▶ [Problem to solve]: Write out, word for word, every line from the first one through the line that holds "from matplotlib.lines import Line2D", and nothing else; skip the pictures.

▶ [Collected data]:
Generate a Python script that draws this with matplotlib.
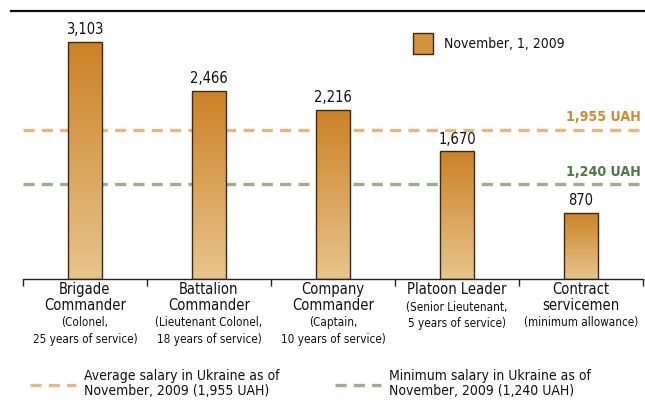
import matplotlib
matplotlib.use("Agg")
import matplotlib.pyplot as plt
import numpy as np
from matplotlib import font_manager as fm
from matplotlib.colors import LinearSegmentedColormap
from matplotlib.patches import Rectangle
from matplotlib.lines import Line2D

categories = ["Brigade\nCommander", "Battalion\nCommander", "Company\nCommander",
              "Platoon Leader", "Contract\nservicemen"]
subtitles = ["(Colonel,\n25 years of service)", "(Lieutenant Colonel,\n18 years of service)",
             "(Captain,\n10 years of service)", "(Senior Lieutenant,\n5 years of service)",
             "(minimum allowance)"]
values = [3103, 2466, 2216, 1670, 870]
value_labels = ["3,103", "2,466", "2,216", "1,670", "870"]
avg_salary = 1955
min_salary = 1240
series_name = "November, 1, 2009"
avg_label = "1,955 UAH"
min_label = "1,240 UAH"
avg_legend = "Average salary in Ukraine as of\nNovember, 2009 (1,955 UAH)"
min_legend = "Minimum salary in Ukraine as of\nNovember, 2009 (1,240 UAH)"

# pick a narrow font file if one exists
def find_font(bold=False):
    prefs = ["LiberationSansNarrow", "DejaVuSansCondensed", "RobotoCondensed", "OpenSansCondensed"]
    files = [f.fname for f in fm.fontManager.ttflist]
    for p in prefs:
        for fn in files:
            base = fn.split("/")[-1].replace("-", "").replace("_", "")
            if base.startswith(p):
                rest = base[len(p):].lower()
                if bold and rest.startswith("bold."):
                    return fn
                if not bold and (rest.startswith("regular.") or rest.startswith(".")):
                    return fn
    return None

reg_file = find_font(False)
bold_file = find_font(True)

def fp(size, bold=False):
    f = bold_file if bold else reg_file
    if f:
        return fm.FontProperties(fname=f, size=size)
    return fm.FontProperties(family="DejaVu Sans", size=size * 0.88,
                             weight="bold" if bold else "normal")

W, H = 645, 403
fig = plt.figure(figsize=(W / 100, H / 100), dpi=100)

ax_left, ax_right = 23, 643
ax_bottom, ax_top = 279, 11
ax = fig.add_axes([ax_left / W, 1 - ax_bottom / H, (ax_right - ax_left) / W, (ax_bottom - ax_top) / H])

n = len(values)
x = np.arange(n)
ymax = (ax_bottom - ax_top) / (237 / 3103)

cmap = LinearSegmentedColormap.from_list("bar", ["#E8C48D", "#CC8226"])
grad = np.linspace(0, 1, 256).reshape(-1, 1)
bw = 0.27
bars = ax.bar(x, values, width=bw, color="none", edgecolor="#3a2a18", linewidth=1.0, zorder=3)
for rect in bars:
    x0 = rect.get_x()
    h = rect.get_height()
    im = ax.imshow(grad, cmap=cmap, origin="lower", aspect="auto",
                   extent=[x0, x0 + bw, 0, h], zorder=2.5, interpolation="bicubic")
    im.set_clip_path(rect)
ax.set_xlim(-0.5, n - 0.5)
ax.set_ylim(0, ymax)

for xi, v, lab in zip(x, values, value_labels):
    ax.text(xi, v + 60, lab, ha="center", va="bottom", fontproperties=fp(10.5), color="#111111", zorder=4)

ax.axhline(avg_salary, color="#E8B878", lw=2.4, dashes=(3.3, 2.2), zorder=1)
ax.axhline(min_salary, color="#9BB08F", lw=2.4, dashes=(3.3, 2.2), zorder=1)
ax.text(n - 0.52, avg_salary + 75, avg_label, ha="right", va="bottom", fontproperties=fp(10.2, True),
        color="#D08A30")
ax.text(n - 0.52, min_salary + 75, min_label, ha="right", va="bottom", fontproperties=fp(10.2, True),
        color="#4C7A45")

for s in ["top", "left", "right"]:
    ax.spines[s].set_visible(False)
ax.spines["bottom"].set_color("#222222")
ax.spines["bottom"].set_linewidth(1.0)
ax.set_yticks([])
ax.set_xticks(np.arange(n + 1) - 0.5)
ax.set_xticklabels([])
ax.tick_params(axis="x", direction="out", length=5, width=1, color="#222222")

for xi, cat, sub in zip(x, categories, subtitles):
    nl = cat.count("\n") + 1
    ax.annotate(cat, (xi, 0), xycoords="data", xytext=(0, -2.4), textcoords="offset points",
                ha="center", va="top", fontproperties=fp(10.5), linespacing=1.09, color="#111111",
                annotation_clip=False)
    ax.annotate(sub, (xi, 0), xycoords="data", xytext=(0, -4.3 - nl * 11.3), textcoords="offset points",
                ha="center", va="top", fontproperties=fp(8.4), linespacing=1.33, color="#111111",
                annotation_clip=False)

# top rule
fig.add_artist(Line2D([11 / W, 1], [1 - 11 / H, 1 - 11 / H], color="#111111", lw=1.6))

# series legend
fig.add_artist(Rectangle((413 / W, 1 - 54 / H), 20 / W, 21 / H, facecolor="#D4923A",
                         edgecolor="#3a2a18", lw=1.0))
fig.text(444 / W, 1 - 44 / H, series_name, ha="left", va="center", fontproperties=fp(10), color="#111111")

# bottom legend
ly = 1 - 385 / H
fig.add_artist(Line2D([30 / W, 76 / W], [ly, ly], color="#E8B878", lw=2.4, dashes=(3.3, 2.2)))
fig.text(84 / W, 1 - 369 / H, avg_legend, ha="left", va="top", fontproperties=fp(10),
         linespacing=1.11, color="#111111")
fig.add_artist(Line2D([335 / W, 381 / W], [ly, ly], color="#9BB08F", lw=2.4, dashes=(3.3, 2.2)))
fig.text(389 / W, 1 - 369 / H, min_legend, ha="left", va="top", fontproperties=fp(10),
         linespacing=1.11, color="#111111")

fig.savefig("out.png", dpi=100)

▶ [Solution for this exercise]:
Generate a Python script that draws this with matplotlib.
import matplotlib
matplotlib.use("Agg")
import matplotlib.pyplot as plt
import numpy as np
from matplotlib import font_manager as fm
from matplotlib.colors import LinearSegmentedColormap
from matplotlib.patches import Rectangle
from matplotlib.lines import Line2D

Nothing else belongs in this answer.